I toss. The sheets stick to my legs in Georgia-heat and grey sunlight filters through the window. Anxiety won't let me sleep.
I mentally review my finances again, like a flash card that keeps reappearing at the top of the stack. Even if I did get a job soon, it could take weeks for the first paycheck to process, and that was if...
Birds start chirping louder and no longer able to feign sleep, I peel the sheets back and wander downstairs.
God will provide. He already has.
I look around the lovely home he provided for us to stay in. Warm with laughter, full of southern cooking and alive with dogs and the Holy Spirit. What more could I ask for?
But even as I sit in this sleeping house, the flash card jumps to the front of my mind.
No, we can't justify going to church today.
The trip to church is an hour long. This means two hours round trip-- with no traffic. Which comes to about a half a tank of gas. I do the math, it'd cost us about $20 to go to church and back. It's a small sum, but with no income is it really worth it?

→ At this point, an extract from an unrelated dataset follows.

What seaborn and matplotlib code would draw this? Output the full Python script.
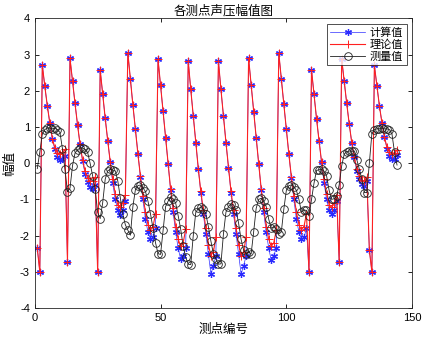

I walk outside to the front porch. Morning has burst into full song now.
The birds of the air: they neither sow nor reap nor gather into barns, and yet your heavenly Father feeds them..
I sit on the stone front step. The day is already threatening to be very warm, but now it's still cool with the morning dew. Light dances with grass and flowers outside the house and leaves rustle with early breeze.
I hear footsteps. It's Emily back from her morning walk. She joins me on the stone step and I pour out the concerns that eaten up my night. A slight line creases in her forehead as she listens.
"I think we should save our funds and just listen to a sermon at home," I suggest. "What do you think?"
"Yeah... we can definitely do that..." Emily agrees but I can tell she is downcast. I am too. I want to go to church this morning.
Part of the reason I left my home and job to come to Atlanta is for this church. To grow in it and meet people. To start building a home and a community for my beloved and I... Now I couldn't even to afford to go.
We watch the day continue unfolding before our eyes.
A car pulls up. Olivia, Aunt June's 19 year old girl hops out. Her bleached-white hair is wild from the night before and she saunters up smiling at both of us.
"Hi guys! You're up early," she observes and adjusts the bullring between her nostrils.
"Yeah we were going to go to church, but I think we've decided we're not going to spend the gas money on it when we can just listen to a sermon here," I explain.
"Oh," she stops. "Well maybe this will help..." She runs back to her sticker-plastered car. Almost immediately she's back and tosses a $20 bill on the stone beside us.
"I meant to pay you for helping me dog sit this morning," she explains as we look at her wide-eyed.
"Olivia... no... it was no trouble at all--" I start to protest but am stopped by a stern look through dark eyes set in a halo of white hair.
"I'm stubborn and you're taking it," the smile fades from her face briefly and she scolds me.
Then observing my defeat the smile reappears on her face and she announces she's headed back in to sleep for "lit-er-ally forEVER", and the door shuts.
Emily and I stare at each other and then at the twenty dollars sitting with us on the step.
"What do we do with this?" I ask.
"Let's pray" and she does just that.
Could it be? I wonder. Like manna, this has fallen into our laps. Not more than we need, not less.
Why is it always so hard for me to accept God's blessings? Without reservation, without fear? I know the answer.
I believe in a God who takes away. In one who challenges us to "do hard things" with the promise of eternal life. I understand a God who allows martyrs to be burned, relationships to be broken, cities to be burned, sicknesses to be endured, families to be separated and who requires sin to be punished.
But what about life now? I hear my heart scream.
I am well-acquainted with the God who sees the big picture and allows me to (bitterly) strive to see it from the same view. I understand the language of pain and loss. I've become so accustomed to the call to "come and die" that I search for it behind every bend.
But this God... I look at the $20 on the step. The one who feeds birds and dresses flowers, who gives his children bread, who creates manna and parts seas, this God I never expect to find.
I struggle to understand how they coexist...
Who is this God?
Emily finishes praying and we look at each other.
"What do you think?" she asks.
I think I disbelieve provision because it comes across as too good to be true. I think I doubt God's goodness and his gifts because I tell myself lies about his character. I think my lens is faulty and my understanding poor.
"What do you think we should do?" I return.
"I think earlier this morning we needed $20 to get to church, and I think within minutes God gave us exactly $20 to get to church. I don't know how much clearer of a word we need from him. We need to have faith."
Faith. I've practiced faith in suffering. But what about faith in goodness? That the blessings we receive aren't happy coincidences. That they are planned and arranged by our Father who owns a thousand cattle on a hill.
I need faith to believe in the God who gives, and not just the one who takes away.
Even more, I need faith to perceive that in the taking away, he is actually giving.
And morning dawns on my doubtful heart-- anxiety is scattered.